### Task statement
Return, exactly as written, the lines that start at the one holding "Convert this chart to matplotlib code." and end at the one holding "y_ross26 = [1.10, 0.92, 0.91, 0.91, 0.91, 0.91, 0.90]", with both of those lines kept. Skip any pictures.

### Task material
_____

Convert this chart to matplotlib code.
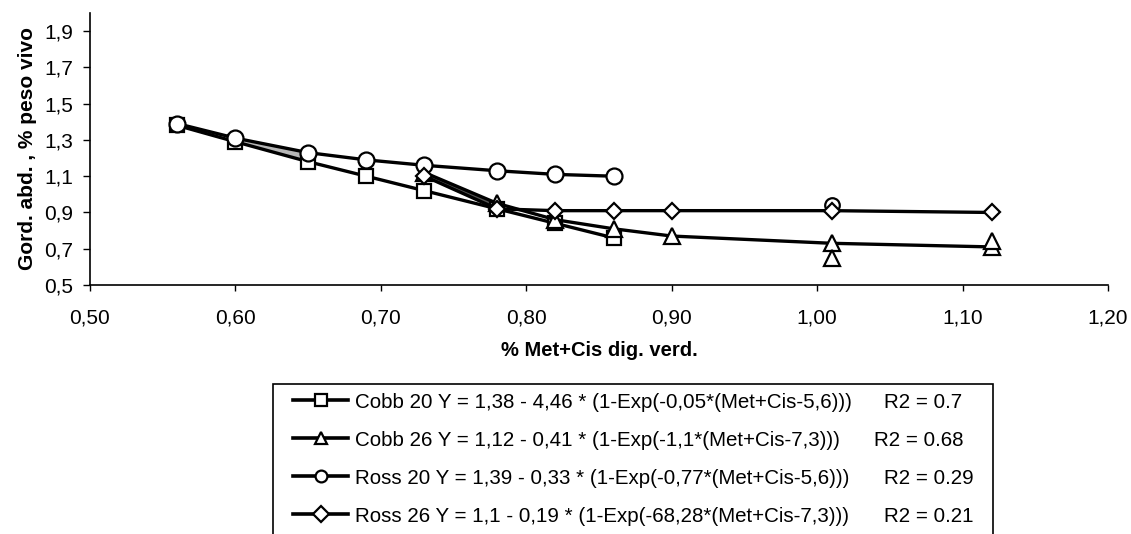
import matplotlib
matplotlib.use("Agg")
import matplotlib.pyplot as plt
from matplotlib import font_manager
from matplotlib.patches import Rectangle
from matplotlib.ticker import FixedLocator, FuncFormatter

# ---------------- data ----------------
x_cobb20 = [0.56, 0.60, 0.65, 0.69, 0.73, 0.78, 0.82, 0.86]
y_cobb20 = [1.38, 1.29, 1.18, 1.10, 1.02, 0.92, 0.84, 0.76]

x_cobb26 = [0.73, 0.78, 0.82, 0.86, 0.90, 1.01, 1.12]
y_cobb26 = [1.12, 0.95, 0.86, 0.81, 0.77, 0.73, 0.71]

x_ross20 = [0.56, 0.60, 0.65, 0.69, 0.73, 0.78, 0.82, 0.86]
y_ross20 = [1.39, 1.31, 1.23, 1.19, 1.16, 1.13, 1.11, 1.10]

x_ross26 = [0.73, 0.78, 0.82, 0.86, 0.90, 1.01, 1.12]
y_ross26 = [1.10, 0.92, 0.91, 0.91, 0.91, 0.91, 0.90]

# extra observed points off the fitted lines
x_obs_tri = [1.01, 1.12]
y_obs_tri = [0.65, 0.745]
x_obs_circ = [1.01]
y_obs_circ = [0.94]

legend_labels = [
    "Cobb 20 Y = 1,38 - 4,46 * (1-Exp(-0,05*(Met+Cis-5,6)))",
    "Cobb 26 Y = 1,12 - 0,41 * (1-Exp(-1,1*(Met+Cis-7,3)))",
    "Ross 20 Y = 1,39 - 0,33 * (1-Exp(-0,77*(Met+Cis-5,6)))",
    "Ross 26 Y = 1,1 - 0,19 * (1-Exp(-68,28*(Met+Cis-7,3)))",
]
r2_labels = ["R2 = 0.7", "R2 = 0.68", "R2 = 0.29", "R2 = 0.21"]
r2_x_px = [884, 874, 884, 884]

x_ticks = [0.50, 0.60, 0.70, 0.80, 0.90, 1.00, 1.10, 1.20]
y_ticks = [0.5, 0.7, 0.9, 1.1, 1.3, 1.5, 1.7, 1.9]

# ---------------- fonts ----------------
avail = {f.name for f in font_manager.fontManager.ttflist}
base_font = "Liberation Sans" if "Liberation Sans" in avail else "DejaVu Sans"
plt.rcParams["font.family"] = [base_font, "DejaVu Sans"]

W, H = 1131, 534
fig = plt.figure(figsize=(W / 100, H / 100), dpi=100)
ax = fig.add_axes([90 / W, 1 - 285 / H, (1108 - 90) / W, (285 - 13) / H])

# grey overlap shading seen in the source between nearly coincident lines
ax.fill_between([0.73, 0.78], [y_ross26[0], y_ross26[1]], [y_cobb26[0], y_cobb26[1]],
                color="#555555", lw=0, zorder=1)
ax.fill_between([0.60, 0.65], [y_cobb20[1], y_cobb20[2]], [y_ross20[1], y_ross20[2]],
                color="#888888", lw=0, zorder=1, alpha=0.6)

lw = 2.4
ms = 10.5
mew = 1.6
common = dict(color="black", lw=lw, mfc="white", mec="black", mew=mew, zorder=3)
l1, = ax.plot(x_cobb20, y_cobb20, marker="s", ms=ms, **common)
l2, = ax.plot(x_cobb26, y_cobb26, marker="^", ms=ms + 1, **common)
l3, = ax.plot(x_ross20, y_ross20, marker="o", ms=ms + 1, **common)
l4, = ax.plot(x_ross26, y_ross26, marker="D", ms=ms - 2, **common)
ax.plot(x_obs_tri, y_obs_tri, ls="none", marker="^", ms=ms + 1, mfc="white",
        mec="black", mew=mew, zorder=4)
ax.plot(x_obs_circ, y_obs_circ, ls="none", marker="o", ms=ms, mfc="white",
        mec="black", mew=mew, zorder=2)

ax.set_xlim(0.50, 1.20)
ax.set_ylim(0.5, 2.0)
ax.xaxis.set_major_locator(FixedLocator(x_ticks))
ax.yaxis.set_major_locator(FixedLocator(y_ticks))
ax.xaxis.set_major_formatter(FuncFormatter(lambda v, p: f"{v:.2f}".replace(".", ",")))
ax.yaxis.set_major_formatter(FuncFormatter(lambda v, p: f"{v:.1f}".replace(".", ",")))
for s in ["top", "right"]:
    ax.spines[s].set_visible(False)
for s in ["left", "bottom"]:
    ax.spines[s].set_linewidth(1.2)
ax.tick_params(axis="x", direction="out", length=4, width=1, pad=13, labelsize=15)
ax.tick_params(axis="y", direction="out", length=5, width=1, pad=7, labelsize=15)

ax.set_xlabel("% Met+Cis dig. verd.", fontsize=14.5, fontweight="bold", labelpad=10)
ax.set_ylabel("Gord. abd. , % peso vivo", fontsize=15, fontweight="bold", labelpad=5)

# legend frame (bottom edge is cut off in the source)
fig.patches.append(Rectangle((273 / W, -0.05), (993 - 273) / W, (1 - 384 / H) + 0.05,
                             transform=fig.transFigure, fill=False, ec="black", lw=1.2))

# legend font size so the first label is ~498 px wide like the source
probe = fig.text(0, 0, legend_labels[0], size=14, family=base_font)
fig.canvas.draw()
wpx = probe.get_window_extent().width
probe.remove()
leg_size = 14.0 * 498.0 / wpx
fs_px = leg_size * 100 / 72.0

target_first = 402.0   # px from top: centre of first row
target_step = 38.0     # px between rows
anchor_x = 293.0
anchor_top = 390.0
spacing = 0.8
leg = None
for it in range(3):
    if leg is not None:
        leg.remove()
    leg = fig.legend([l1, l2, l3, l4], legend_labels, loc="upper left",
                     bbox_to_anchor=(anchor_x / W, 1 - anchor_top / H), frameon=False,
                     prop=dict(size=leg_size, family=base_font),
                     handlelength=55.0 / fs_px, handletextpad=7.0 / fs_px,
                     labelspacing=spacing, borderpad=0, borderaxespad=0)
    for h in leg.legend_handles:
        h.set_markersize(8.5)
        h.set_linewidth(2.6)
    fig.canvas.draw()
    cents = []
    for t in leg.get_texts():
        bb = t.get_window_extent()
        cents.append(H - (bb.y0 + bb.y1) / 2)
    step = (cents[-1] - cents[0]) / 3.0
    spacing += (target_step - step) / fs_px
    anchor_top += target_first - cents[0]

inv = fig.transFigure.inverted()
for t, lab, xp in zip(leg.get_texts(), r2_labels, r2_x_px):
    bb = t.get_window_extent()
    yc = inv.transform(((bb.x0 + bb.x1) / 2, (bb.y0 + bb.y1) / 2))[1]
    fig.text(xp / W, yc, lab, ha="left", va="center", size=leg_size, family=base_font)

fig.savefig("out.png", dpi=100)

_____

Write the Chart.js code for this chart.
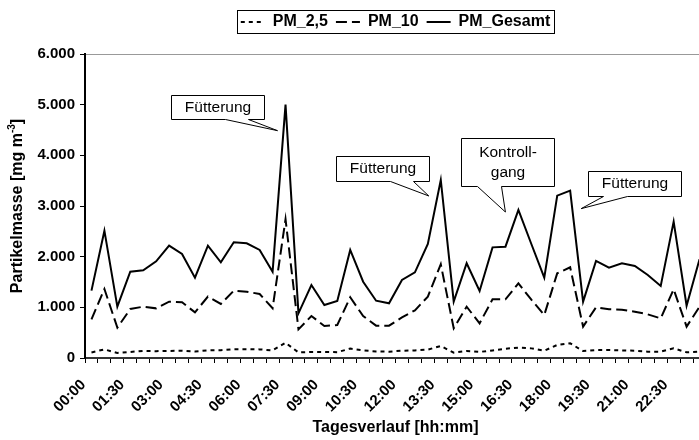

_____

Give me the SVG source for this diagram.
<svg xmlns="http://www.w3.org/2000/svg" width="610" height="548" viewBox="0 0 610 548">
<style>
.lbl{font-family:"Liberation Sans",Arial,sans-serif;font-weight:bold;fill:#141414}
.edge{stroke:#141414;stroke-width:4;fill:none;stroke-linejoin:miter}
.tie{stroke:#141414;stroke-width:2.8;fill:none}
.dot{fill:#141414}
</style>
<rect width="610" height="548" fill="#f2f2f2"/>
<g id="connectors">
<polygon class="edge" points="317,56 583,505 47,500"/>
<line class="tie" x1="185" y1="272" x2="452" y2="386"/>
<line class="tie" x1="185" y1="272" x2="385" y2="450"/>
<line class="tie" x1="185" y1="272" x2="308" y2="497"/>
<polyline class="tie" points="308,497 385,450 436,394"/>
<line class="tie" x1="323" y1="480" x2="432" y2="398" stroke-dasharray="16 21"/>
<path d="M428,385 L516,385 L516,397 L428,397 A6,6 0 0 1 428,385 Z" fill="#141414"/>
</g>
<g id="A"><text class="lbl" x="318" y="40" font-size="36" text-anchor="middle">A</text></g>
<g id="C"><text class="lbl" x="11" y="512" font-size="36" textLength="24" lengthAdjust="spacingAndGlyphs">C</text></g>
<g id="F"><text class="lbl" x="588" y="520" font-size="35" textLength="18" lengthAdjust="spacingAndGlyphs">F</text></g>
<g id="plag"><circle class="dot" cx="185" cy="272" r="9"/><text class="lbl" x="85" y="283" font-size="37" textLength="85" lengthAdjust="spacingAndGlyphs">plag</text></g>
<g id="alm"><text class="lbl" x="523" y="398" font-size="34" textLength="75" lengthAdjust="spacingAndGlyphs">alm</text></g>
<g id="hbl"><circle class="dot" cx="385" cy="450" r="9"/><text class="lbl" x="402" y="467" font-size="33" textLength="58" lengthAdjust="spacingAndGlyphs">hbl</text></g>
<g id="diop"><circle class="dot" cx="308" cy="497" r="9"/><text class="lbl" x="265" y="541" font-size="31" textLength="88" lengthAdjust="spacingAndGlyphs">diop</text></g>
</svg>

_____

### Answer to the task
Convert this chart to matplotlib code.
import matplotlib
matplotlib.use("Agg")
import matplotlib.pyplot as plt
from matplotlib import font_manager
from matplotlib.patches import Rectangle
from matplotlib.ticker import FixedLocator, FuncFormatter

# ---------------- data ----------------
x_cobb20 = [0.56, 0.60, 0.65, 0.69, 0.73, 0.78, 0.82, 0.86]
y_cobb20 = [1.38, 1.29, 1.18, 1.10, 1.02, 0.92, 0.84, 0.76]

x_cobb26 = [0.73, 0.78, 0.82, 0.86, 0.90, 1.01, 1.12]
y_cobb26 = [1.12, 0.95, 0.86, 0.81, 0.77, 0.73, 0.71]

x_ross20 = [0.56, 0.60, 0.65, 0.69, 0.73, 0.78, 0.82, 0.86]
y_ross20 = [1.39, 1.31, 1.23, 1.19, 1.16, 1.13, 1.11, 1.10]

x_ross26 = [0.73, 0.78, 0.82, 0.86, 0.90, 1.01, 1.12]
y_ross26 = [1.10, 0.92, 0.91, 0.91, 0.91, 0.91, 0.90]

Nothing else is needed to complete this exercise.